Thompson v. Erie Railway Co.

James, J.

This action is brought by the holders of preferred stock of the Erie Railway to restrain said company from issuing, &o., bonds secured by a mortgage made by itself to the Loan and Trust Company, in trust for that purpose, to have said mortgage removed of record and cancelled, and to restrain Loan and Trust Company from aiding in negotiating, &c., any of such bonds.

The first question arising is the power of the Erie Railway Company to do the acts complained of.

The statutes give every railroad corporation the power to borrow money for*fcompleting, furnishing and operating its road, to issue bonds for any amount so borrowed and to mortgage its corporate property and franchise to secure such bonds, or any debt contracted for the purpose aforementioned (Laws of 1850, ch. 140, subd. 10, § 28 ; 1 Rev. Stat., 599, part 1, ch. 18, title 3, § 1).

*201There was no proof in this case of the purpose for which the bonds secured by this new mortgage were to be issued, further than appeared on the face of said mortgage, viz : “to consolidate its funded debt, obtain the money and material necessary for perfecting its line of railway, enlarging its capacities and extending the facilities thereof.” Such purpose is within the scope of the powers given every railroad corporation to create a debt and secure the payment thereof.

For aught that appears in the case, the funded debt and other debts may have been incurred in constructing and operating the road of said corporation, and the excess of money sought to be obtained by said bonds may be necessary further to complete and operate the same. In fact, there was no proof before the court whereby it could say that the contemplated bonds and the mortgages affected the interests or rights of the preferred stock, or that it was an act not within the authority and power of such corporation.

If the power to make such mortgage, and issue bonds thereon, existed in the corporation, no suit to restrain such action would lie by a common stockholder.

This was substantially conceded on the argument; and plaintiffs, as holders of certain shares of the ‘£ preferred stock,” stand in no better condition.

Holders of “ preferred stock” have no special control over the corporation or its management.

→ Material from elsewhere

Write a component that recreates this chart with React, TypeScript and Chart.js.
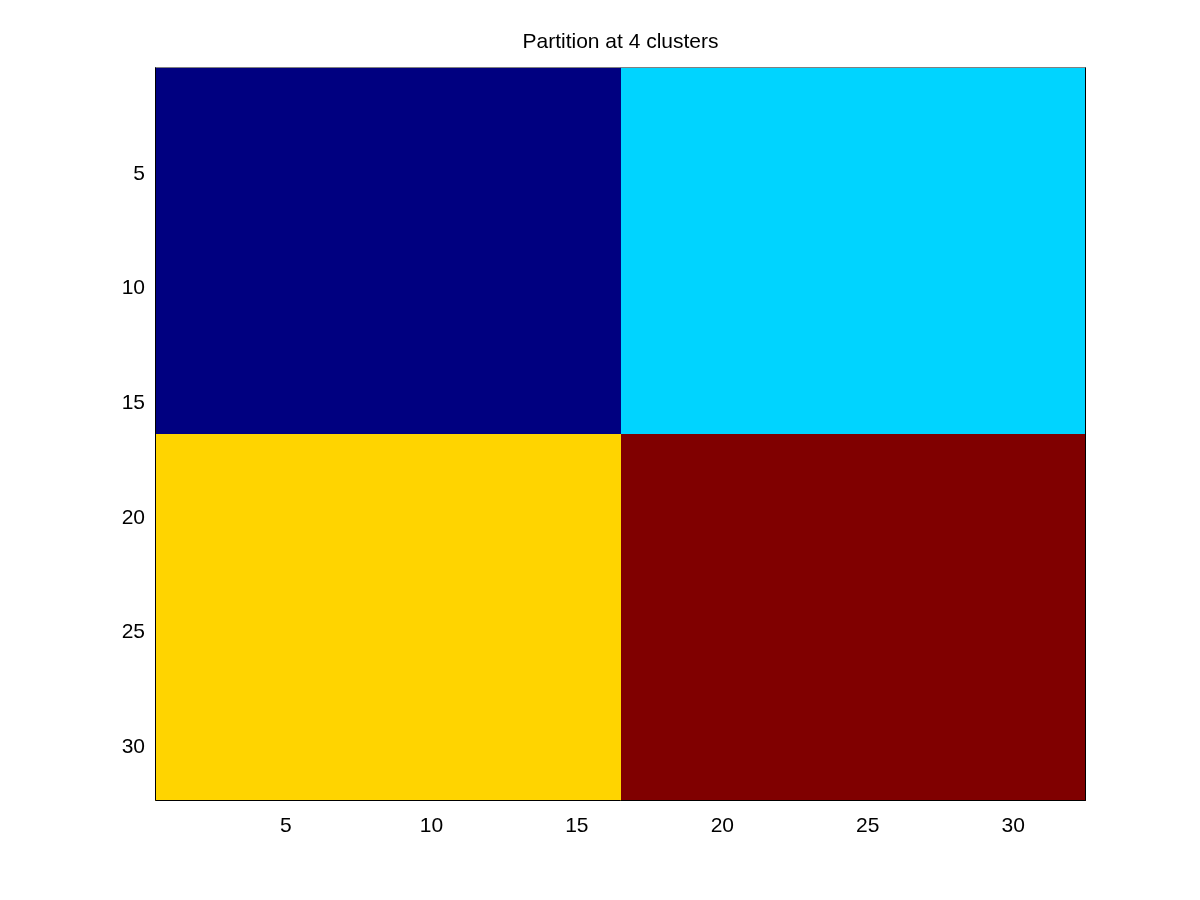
import React, { useEffect, useRef } from "react";
import { Chart, registerables } from "chart.js";

Chart.register(...registerables);

const titleText = "Partition at 4 clusters";
const tickValues = [5, 10, 15, 20, 25, 30];
// cluster block index of each row (1..32) and each column (1..32)
const rowClusters = [0, 0, 0, 0, 0, 0, 0, 0, 0, 0, 0, 0, 0, 0, 0, 0, 1, 1, 1, 1, 1, 1, 1, 1, 1, 1, 1, 1, 1, 1, 1, 1];
const colClusters = [0, 0, 0, 0, 0, 0, 0, 0, 0, 0, 0, 0, 0, 0, 0, 0, 1, 1, 1, 1, 1, 1, 1, 1, 1, 1, 1, 1, 1, 1, 1, 1];
// partition value of each block (row block x column block)
const blockValues = [
  [1, 2],
  [3, 4],
];
const valueColors: Record<number, string> = {
  1: "#000080",
  2: "#00D4FF",
  3: "#FFD400",
  4: "#800000",
};

const FONT = "'Liberation Sans', Arial, Helvetica, sans-serif";

const heatmapPlugin = {
  id: "heatmapCells",
  beforeDatasetsDraw(chart: any) {
    const { ctx, scales, chartArea } = chart;
    const xs = scales.x;
    const ys = scales.y;
    ctx.save();
    ctx.beginPath();
    ctx.rect(chartArea.left, chartArea.top, chartArea.right - chartArea.left, chartArea.bottom - chartArea.top);
    ctx.clip();
    for (let r = 0; r < rowClusters.length; r++) {
      for (let c = 0; c < colClusters.length; c++) {
        const v = blockValues[rowClusters[r]][colClusters[c]];
        const x0 = Math.round(xs.getPixelForValue(c + 0.5));
        const x1 = Math.round(xs.getPixelForValue(c + 1.5));
        const y0 = Math.round(ys.getPixelForValue(r + 0.5));
        const y1 = Math.round(ys.getPixelForValue(r + 1.5));
        ctx.fillStyle = valueColors[v];
        ctx.fillRect(Math.min(x0, x1), Math.min(y0, y1), Math.abs(x1 - x0), Math.abs(y1 - y0));
      }
    }
    ctx.restore();
  },
  afterDatasetsDraw(chart: any) {
    const { ctx, chartArea } = chart;
    const l = Math.round(chartArea.left) + 0.5;
    const r = Math.round(chartArea.right) - 0.5;
    const t = Math.round(chartArea.top) + 0.5;
    const b = Math.round(chartArea.bottom) - 0.5;
    ctx.save();
    ctx.lineWidth = 1;
    ctx.strokeStyle = "#808080";
    ctx.beginPath();
    ctx.moveTo(l, t);
    ctx.lineTo(r, t);
    ctx.stroke();
    ctx.strokeStyle = "#000000";
    ctx.beginPath();
    ctx.moveTo(r, t);
    ctx.lineTo(r, b);
    ctx.lineTo(l, b);
    ctx.lineTo(l, t);
    ctx.stroke();
    ctx.restore();
  },
};

export default function App() {
  const canvasRef = useRef<HTMLCanvasElement | null>(null);

  useEffect(() => {
    if (!canvasRef.current) return;
    const chart = new Chart(canvasRef.current, {
      type: "scatter",
      data: { datasets: [{ data: [] }] },
      options: {
        animation: false,
        responsive: true,
        maintainAspectRatio: false,
        layout: { padding: { left: 0, right: 114, top: 0, bottom: 0 } },
        plugins: {
          legend: { display: false },
          tooltip: { enabled: false },
          title: {
            display: true,
            text: titleText,
            fullSize: false,
            color: "#000000",
            font: { family: FONT, size: 21, weight: "normal" },
            padding: { top: 30, bottom: 12 },
          },
        },
        scales: {
          x: {
            type: "linear",
            min: 0.5,
            max: 32.5,
            grid: { display: false, drawTicks: false },
            border: { display: false },
            afterBuildTicks: (s: any) => {
              s.ticks = tickValues.map((v) => ({ value: v }));
            },
            afterFit: (s: any) => {
              s.height = 99;
            },
            ticks: {
              color: "#000000",
              font: { family: FONT, size: 21 },
              padding: 13,
              maxRotation: 0,
              autoSkip: false,
            },
          },
          y: {
            type: "linear",
            reverse: true,
            min: 0.5,
            max: 32.5,
            grid: { display: false, drawTicks: false },
            border: { display: false },
            afterBuildTicks: (s: any) => {
              s.ticks = tickValues.map((v) => ({ value: v }));
            },
            afterFit: (s: any) => {
              s.width = 155;
            },
            ticks: {
              color: "#000000",
              font: { family: FONT, size: 21, lineHeight: "7px" },
              padding: 10,
              autoSkip: false,
              callback: (v: any) => ["", String(v)],
            },
          },
        },
      },
      plugins: [heatmapPlugin],
    } as any);
    return () => chart.destroy();
  }, []);

  return (
    <div style={{ position: "fixed", left: 0, top: 0, width: 1200, height: 900, background: "#ffffff" }}>
      <canvas ref={canvasRef} />
    </div>
  );
}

Stockholders are the constituent elements of a corporation, and in this case there is no other difference between the two classes than this ; one is to be paid interest out of a certain fund, if raised, to the exclusion of the other, if such fund is inadequate to pay both.

The corporation is in no sense the trustee for the holders of preferred stock. Its duty is to each alike according to the conditions attached to the stock of each.

The grounds on which the plaintiffs place their case *202are not established. It is insisted, that consolidating the prior mortgage and subsequent indebtedness into one large debt, would be detrimental, that the prior .mortgages becoming due at separate intervals, and not all at once, was an advantage, that the interest clause in the new mortgage was dangerous and detrimental.

It may be that the directors of this corporation would be personally liable to those affected, should they divert or allow to be' diverted, the net earnings first applicable to the preferred stock, before the interest on such stock was paid. But it is not necessary to decide that question.

What mortgage interest may be paid by the company, before payment of interest on its preferred stock,. must depend on the construction to be given the conditions attached to such stock. Whatever rights attached to the preferred stock when issued, adhere to' it still. If at the time of issue, only interest on then existing mortgages was to be paid before interest on preferred stock, subsequent mortgage indebtedness will not affect that stock, nor the legal rights of its holders to payment of interest before payment of interest on mortgages given for such subsequent indebtedness ; otherwise, however, if it should be held that interest on all mortgages of said corporation, whether for indebtedness prior or subsequent to the issue of said preferred stock, was first to be paid from its earnings.

It can therefore make no difference to the plaintiffs’ rights whether the new mortgage consolidates the funded debts, or confuses or mixes prior with subsequent indebtedness.

Under one condition it would do no harm, under the other their rights would remain, and it behooves the managers of the corporation to see that those rights are not so confused as to be lost sight of.

The interest clause in the new mortgage, whereby, in case of default in the payment of interest, the whole *203principal of the bonds issued may become due in six months, is similar in substance to a clause contained in the previous mortgages, and hence the new mortgage effects no change in the rights of the holders of preferred stock.

My conclusions, therefore, are:

1. That the railroad corporation had power to issue its bonds for the purposes expressed in the mortgage, and to mortgage its property and franchises, in trust, to secure such bonds.

2. That such an action as the present could not be maintained by the holders of the common stock of said corporation, and the facts do not place the plaintiffs, as holders of “preferred stock,” in any better condition.

3. That there is no evidence in the case showing that plaintiffs would sustain injury by the acts sought to be restrained.

The complaint should be dismissed, with costs to the defendant the Erie Railway Company, and without costs to the other defendant, the Farmers’ Loan and Trust Company.